Serializing your index to a file¶
One of Rtree’s most useful properties is the ability to serialize Rtree indexes to disk. These include the clustered indexes described here:
>>> file_idx = index.Rtree('rtree')
>>> file_idx.insert(1, (left, bottom, right, top))
>>> file_idx.insert(2, (left - 1.0, bottom - 1.0, right + 1.0, top + 1.0))
>>> [n for n in file_idx.intersection((left, bottom, right, top))]
[1, 2]
Note
By default, if an index file with the given name rtree in the example
above already exists on the file system, it will be opened in append mode
and not be re-created. You can control this behavior with the
rtree.index.Property.overwrite
property of the index property
that can be given to the rtree.index.Index
constructor.
See also
Performance describes some parameters you can tune to make file-based indexes run a bit faster. The choices you make for the parameters is entirely dependent on your usage.
Modifying file names¶
Rtree uses the extensions dat and idx by default for the two index files
that are created when serializing index data to disk. These file extensions
are controllable using the rtree.index.Property.dat_extension
and
rtree.index.Property.idx_extension
index properties.
>>> p = rtree.index.Property()
>>> p.dat_extension = 'data'
>>> p.idx_extension = 'index'
>>> file_idx = index.Index('rtree', properties = p)
3D indexes¶
As of Rtree version 0.5.0, you can create 3D (actually kD) indexes. The
following is a 3D index that is to be stored on disk. Persisted indexes are
stored on disk using two files – an index file (.idx) and a data (.dat) file.

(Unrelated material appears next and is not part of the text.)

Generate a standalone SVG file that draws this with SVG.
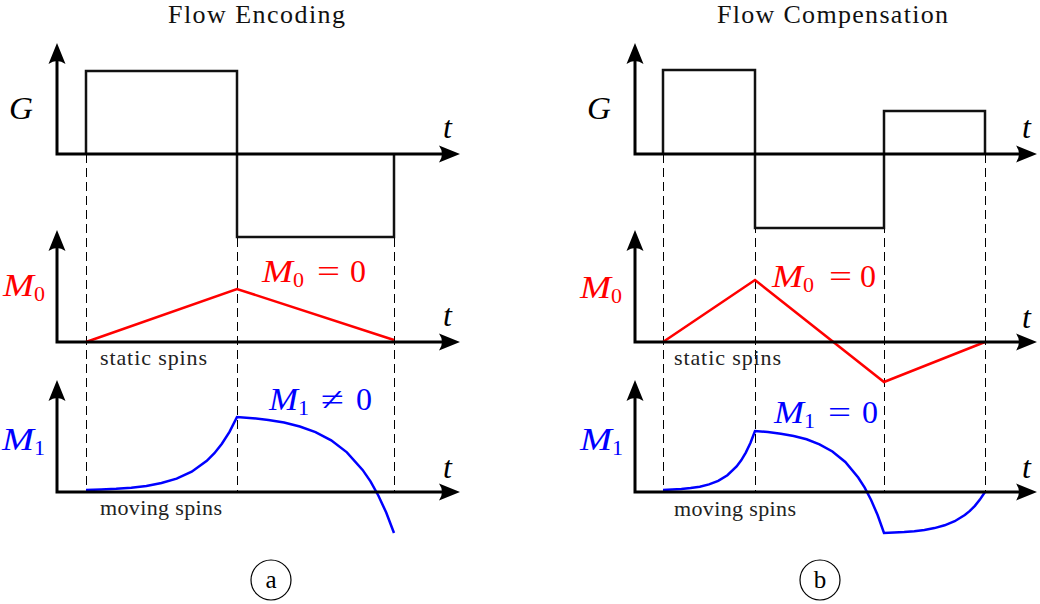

You can modify the extensions these files use by altering the properties of
the index at instantiation time. The following creates a 3D index that is
stored on disk as the files 3d_index.data
and 3d_index.index
:
>>> from rtree import index
>>> p = index.Property()
>>> p.dimension = 3
>>> p.dat_extension = 'data'
>>> p.idx_extension = 'index'
>>> idx3d = index.Index('3d_index',properties=p)
>>> idx3d.insert(1, (0, 60, 23.0, 0, 60, 42.0))
>>> idx3d.intersection( (-1, 62, 22, -1, 62, 43))
[1L]
ZODB and Custom Storages¶
https://mail.zope.org/pipermail/zodb-dev/2010-June/013491.html contains a custom storage backend for ZODB and you can find example python code here. Note that the code was written in 2011, hasn’t been updated and was only an alpha version.